• _WHAT TO PRODUCE_:
Give again only the lines running from the one with "Write the Altair code for this chart." through the one with "head_y = [394, 558]", inclusive. Omit every picture.

• _DATASET EXCERPTS_:
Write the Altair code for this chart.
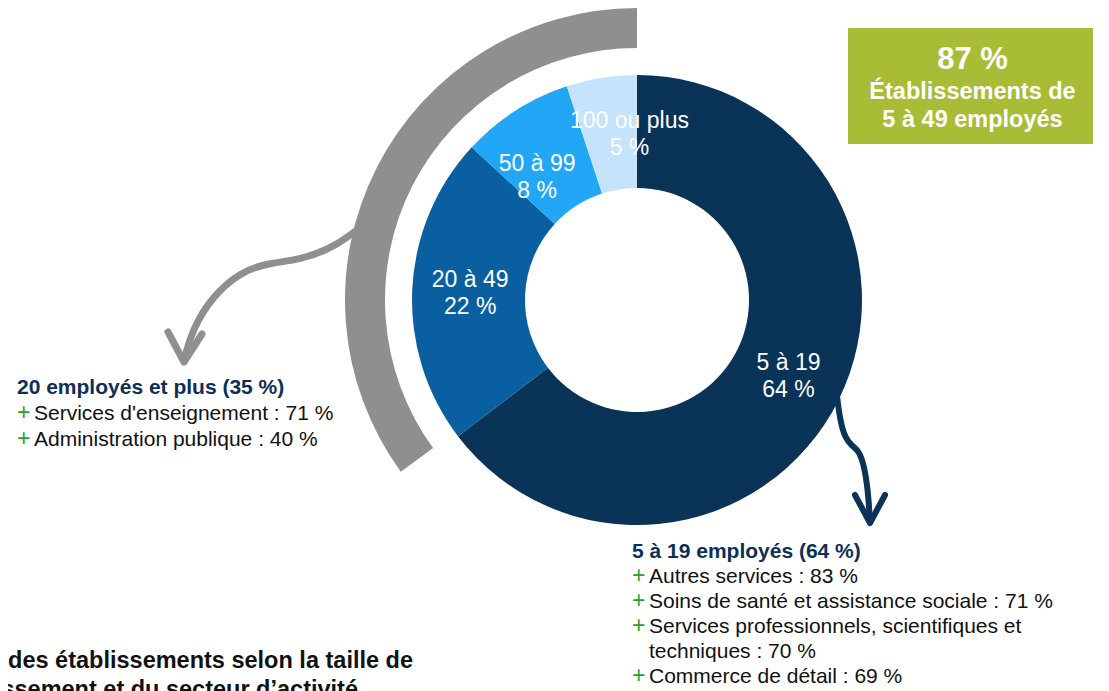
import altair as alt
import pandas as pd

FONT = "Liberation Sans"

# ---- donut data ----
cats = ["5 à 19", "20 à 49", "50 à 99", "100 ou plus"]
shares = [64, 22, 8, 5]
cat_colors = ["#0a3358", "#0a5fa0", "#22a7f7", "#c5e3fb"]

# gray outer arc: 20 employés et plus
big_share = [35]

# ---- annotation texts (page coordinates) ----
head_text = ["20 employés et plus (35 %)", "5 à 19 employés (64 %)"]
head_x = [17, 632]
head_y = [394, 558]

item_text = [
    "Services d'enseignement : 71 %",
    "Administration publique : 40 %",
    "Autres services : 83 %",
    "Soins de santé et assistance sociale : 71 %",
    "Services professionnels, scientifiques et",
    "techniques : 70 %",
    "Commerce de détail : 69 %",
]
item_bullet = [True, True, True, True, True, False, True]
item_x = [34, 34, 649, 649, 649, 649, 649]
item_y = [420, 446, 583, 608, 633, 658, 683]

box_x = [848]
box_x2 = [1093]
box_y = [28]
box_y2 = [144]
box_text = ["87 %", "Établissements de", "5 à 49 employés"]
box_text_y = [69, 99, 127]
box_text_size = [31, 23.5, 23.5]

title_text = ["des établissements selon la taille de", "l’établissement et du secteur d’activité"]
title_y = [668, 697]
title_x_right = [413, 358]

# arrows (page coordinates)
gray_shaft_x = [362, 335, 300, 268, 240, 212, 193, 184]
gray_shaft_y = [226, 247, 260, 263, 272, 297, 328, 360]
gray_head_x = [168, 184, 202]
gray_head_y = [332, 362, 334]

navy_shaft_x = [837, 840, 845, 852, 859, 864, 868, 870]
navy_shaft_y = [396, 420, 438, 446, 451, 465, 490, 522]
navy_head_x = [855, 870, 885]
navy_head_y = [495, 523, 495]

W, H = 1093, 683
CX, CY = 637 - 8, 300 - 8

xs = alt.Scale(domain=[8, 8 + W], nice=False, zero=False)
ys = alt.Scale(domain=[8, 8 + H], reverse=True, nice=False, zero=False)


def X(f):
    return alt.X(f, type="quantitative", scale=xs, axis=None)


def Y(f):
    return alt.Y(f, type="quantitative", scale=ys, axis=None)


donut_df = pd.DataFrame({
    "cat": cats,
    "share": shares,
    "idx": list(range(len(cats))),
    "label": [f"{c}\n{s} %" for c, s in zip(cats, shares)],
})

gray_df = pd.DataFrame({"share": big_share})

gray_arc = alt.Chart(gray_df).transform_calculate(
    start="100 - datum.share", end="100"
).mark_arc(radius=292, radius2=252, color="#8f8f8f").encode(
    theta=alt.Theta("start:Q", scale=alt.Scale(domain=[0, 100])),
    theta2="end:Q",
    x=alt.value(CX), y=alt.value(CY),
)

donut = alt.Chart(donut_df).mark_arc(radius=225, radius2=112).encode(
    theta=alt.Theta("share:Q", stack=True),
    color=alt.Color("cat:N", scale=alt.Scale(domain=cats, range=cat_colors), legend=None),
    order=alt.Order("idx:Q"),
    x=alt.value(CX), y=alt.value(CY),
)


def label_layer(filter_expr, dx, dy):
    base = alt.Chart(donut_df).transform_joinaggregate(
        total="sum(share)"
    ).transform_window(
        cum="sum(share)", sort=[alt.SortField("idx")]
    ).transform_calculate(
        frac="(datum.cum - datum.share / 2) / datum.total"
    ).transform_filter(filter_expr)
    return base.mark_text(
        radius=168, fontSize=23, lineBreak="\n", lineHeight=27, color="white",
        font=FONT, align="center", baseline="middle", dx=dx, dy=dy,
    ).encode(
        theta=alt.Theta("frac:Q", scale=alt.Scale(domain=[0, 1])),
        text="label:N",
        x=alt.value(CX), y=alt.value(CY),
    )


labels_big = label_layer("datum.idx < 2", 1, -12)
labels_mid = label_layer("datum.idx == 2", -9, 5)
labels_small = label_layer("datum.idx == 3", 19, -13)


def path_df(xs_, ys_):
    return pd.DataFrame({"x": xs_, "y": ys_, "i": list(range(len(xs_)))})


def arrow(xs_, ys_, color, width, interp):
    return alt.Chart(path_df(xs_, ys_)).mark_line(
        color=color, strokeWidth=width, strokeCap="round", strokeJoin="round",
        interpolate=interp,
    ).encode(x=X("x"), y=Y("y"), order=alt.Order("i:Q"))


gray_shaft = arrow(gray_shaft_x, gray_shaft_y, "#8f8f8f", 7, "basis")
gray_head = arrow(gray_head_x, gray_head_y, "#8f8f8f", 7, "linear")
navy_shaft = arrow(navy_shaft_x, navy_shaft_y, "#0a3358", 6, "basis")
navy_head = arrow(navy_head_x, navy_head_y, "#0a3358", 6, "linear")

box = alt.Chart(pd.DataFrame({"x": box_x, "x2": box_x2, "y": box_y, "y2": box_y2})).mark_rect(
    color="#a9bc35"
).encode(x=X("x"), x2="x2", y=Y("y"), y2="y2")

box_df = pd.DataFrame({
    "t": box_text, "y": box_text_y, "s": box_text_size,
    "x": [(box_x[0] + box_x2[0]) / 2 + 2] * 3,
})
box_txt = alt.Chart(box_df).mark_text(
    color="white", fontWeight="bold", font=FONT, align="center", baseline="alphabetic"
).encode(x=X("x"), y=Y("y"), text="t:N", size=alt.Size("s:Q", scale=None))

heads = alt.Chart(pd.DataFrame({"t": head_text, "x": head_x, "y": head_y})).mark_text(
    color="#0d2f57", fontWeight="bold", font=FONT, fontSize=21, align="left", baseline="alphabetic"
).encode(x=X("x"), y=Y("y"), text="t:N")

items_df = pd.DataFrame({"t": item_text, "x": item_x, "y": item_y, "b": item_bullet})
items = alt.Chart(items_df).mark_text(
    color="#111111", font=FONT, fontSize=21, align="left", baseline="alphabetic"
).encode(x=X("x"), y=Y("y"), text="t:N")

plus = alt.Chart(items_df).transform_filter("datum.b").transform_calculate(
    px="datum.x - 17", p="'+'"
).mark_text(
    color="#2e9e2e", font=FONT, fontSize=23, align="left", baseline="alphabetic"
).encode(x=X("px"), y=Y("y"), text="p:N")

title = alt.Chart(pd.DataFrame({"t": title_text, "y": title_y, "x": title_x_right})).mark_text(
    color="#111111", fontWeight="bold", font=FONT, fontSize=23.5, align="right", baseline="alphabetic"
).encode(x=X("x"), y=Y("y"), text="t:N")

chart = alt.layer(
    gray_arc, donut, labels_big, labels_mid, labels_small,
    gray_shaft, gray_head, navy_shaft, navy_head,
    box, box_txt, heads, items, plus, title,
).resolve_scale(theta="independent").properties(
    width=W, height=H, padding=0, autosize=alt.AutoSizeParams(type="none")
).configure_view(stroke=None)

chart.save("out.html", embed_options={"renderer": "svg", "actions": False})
...
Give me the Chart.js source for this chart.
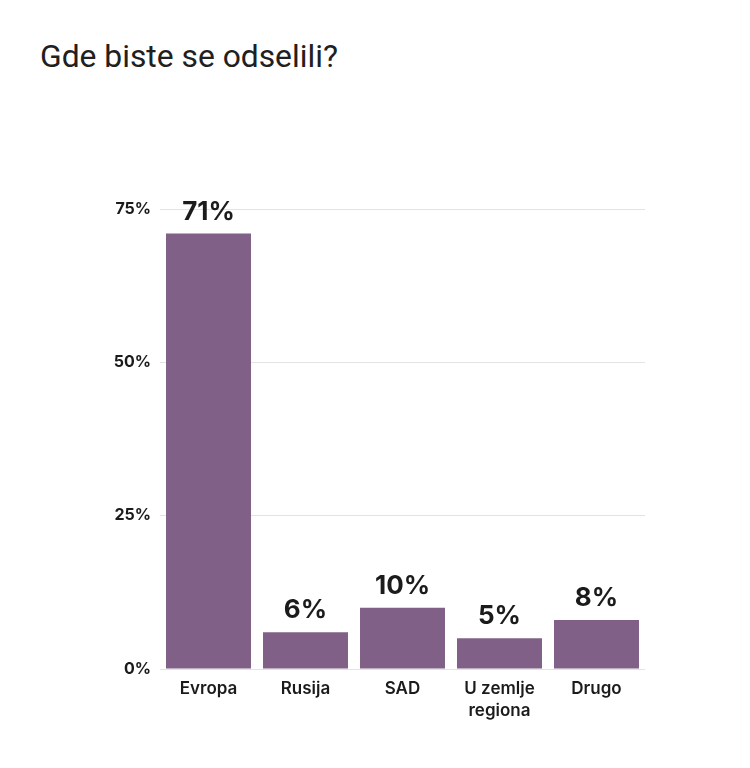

• _CORRECT RESPONSE_:
Write the Altair code for this chart.
import altair as alt
import pandas as pd

FONT = "Liberation Sans"

# ---- donut data ----
cats = ["5 à 19", "20 à 49", "50 à 99", "100 ou plus"]
shares = [64, 22, 8, 5]
cat_colors = ["#0a3358", "#0a5fa0", "#22a7f7", "#c5e3fb"]

# gray outer arc: 20 employés et plus
big_share = [35]

# ---- annotation texts (page coordinates) ----
head_text = ["20 employés et plus (35 %)", "5 à 19 employés (64 %)"]
head_x = [17, 632]
head_y = [394, 558]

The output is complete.